All in all, though, we seem to have a very interesting prospect on our hands here, and it will be fascinating to keep track of him as he continues to progress throughout the season.

Jason Thompson, 6-11, Senior, Center, Rider
19.6 points, 12 rebounds, 3.1 assists, 3.4 turnovers, 3.5 blocks, 52% FG, 54% FT, 2-6 3Ps

Jonathan Givony

Having shown a good deal of progress over the summer, as well as possibly even having grown an inch, Jason Thompson has done a solid job early on in his senior season acclimating himself with any NBA scouts that were still not familiar with him. Standing somewhere 6-11, with an excellent body and frame, it’s not hard to tell why he would be drawing attention on first glance. Thompson also had some nice showings against pretty legit competition to start off the year as well, highlighted by a 24 point, 15 rebound effort against N.C. State, and a 24 point, 17 rebound game against Kansas State.

It was in those games that Thompson continued to show off his bread and butter of what has made him such a productive college player—his back to the basket game. Thompson has a couple of nice moves he can utilize in the post, including spin moves, turnaround jumpers, and a solid jump-hook shot with his right hand. But he also has fairly average footwork, avoids going to his left hand for the most part (and shows poor touch when he does), and doesn’t always fully square himself in fundamental fashion when rushed, which can lead to some awkward, wild shots that he just seems to heave up at the rim. For the most part, though, Thompson is a pretty imposing target in the paint at the collegiate level.

We knew all that for the most part last year already, though. The biggest progression Thompson seems to have made lately seems to be in his ability to create shots for himself, making him both much more dangerous offensively at this level, as well as significantly more intriguing for the next level. Thompson can put the ball on the floor fairly well with either hand, sometimes in impressive fashion, either to go the basket and finish with a layup or floater, or even pull up off the dribble from mid-range, in not-so-fluid fashion. He will also knock down an occasional jump-shot, maybe even a 3-pointer at times, which is not something you typically expect from a guy this size who looks like a clear cut inside player. It’s not the prettiest shot in the world, with an inconsistent release point coming from above his head, but it goes in at a decent clip and shows some potential.

Defensively, Thompson can make his presence felt thanks to his combination of height, length, and strength. He lacks the vertical explosiveness to be an outstanding shot-blocking presence, but his timing and activity mean he can be productive at times in this facet. Not the most fluid player in the world, his hips are definitely on the stiff side.
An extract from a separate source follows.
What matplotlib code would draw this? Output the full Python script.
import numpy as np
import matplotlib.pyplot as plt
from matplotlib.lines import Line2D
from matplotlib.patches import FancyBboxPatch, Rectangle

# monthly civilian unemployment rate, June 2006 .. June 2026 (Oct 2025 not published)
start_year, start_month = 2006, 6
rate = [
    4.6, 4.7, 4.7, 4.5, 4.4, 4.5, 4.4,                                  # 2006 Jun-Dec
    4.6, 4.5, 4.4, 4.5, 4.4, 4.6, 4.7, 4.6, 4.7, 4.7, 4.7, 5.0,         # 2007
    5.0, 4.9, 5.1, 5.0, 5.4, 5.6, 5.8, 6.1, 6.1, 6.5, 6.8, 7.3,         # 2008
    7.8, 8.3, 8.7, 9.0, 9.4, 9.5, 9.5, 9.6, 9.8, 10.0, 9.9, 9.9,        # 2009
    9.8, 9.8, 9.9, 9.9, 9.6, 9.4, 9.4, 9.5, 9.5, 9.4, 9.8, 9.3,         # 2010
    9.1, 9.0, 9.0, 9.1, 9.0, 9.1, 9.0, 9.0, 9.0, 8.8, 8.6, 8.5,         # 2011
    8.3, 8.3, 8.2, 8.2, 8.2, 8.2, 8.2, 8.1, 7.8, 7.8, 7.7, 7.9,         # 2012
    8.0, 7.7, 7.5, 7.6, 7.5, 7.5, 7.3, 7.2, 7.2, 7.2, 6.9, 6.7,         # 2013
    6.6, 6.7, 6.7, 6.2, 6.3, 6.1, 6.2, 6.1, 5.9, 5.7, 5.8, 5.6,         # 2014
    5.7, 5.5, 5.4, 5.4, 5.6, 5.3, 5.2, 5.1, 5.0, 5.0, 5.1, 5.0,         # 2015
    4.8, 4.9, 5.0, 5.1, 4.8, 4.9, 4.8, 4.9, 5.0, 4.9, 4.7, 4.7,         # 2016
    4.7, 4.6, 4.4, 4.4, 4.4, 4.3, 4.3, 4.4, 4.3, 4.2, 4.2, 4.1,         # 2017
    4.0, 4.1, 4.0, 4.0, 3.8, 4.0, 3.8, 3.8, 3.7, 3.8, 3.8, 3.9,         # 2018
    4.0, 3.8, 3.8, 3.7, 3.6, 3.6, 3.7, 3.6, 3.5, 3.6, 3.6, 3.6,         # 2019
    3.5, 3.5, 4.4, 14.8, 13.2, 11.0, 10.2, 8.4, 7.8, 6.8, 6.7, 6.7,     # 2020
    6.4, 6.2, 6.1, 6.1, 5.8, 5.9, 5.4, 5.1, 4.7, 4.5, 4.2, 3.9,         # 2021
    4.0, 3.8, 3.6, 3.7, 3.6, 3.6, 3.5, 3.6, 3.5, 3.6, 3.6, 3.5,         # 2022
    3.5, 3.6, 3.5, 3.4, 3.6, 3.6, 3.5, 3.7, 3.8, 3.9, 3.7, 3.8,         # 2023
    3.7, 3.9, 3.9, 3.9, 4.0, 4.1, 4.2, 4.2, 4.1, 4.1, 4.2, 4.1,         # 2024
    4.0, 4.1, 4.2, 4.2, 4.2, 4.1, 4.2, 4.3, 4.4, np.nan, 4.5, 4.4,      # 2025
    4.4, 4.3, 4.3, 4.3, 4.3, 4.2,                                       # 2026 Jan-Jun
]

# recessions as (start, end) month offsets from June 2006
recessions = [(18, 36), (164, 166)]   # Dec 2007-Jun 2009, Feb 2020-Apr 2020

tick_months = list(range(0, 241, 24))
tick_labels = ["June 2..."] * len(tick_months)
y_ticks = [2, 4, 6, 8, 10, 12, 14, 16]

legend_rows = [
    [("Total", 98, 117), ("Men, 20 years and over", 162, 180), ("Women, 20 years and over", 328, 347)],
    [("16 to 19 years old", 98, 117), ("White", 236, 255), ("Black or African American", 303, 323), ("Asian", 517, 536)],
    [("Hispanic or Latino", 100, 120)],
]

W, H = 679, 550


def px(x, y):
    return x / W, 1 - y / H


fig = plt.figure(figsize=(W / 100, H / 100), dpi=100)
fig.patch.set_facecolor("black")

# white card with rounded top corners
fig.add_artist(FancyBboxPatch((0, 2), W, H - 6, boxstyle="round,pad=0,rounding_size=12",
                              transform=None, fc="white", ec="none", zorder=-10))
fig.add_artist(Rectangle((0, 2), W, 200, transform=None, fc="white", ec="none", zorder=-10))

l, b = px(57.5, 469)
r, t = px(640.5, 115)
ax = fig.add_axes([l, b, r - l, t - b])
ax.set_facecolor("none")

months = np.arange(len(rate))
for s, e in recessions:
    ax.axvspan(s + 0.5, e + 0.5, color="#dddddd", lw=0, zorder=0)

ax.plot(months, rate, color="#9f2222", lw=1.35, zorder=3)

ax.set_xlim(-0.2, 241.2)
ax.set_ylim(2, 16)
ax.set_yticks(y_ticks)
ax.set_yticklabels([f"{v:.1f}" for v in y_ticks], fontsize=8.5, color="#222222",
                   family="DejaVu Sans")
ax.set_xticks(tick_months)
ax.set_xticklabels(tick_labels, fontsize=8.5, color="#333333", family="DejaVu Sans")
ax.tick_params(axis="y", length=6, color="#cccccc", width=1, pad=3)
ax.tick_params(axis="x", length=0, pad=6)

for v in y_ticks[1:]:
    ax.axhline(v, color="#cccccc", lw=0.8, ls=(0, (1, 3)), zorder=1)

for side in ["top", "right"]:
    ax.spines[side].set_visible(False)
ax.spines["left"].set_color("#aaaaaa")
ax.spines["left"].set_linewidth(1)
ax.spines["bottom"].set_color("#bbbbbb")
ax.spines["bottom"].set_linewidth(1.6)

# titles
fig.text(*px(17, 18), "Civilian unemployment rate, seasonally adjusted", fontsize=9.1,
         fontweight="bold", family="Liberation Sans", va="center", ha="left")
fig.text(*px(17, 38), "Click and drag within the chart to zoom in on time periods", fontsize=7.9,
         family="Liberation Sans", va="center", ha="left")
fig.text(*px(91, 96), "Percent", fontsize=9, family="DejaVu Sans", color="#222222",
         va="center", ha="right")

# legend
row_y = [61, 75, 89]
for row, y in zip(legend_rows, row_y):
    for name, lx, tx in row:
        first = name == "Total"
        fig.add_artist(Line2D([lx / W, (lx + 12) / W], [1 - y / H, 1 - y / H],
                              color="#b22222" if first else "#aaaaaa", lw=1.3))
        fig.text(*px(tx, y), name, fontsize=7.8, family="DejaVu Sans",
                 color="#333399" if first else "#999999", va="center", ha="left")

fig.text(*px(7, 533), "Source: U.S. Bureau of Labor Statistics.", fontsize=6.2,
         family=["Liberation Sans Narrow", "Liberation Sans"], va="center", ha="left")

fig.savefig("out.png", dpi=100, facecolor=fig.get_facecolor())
When forced to step out on the perimeter and hedge a screen or challenge a jump-shot, Thompson’s average lateral quickness gets exposed somewhat, but his toughness and aggressiveness allow him to rotate over to draw an occasional charge. These same attributes make him a very good rebounder at the collegiate level, even if more athletic players can outquick him at times, although this doesn’t happen all that often.

The biggest hurdles Thompson faces as far as establishing himself as a top center prospect in this draft revolve around his average athleticism and the fact that he does not seem to know his limitations. He doesn’t really have a conscious on the offensive end, trying to execute moves that are well out of his repertoire, and thus throwing up really bad shots, often airballs. At times he’ll look absolutely terrific, while in others he’ll look extremely average—there really doesn’t seem to be any consistency or middle-point to his game at this juncture. The fact that he bobbles so many balls in the post make you wonder sometimes just good his hands are.

Thompson looks like a bit of a cross between Nazr Mohammed and Jason Collins (probably a less effective version defensively), two fairly useful NBA players who get minutes even though their games aren’t the prettiest. At this point, Thompson looks like a backup center for the next level, but even those end up being drafted in the first round sometimes. We’ll have to see how good of a season his team and him can have, and how he fares at places like Portsmouth and the pre-draft camp.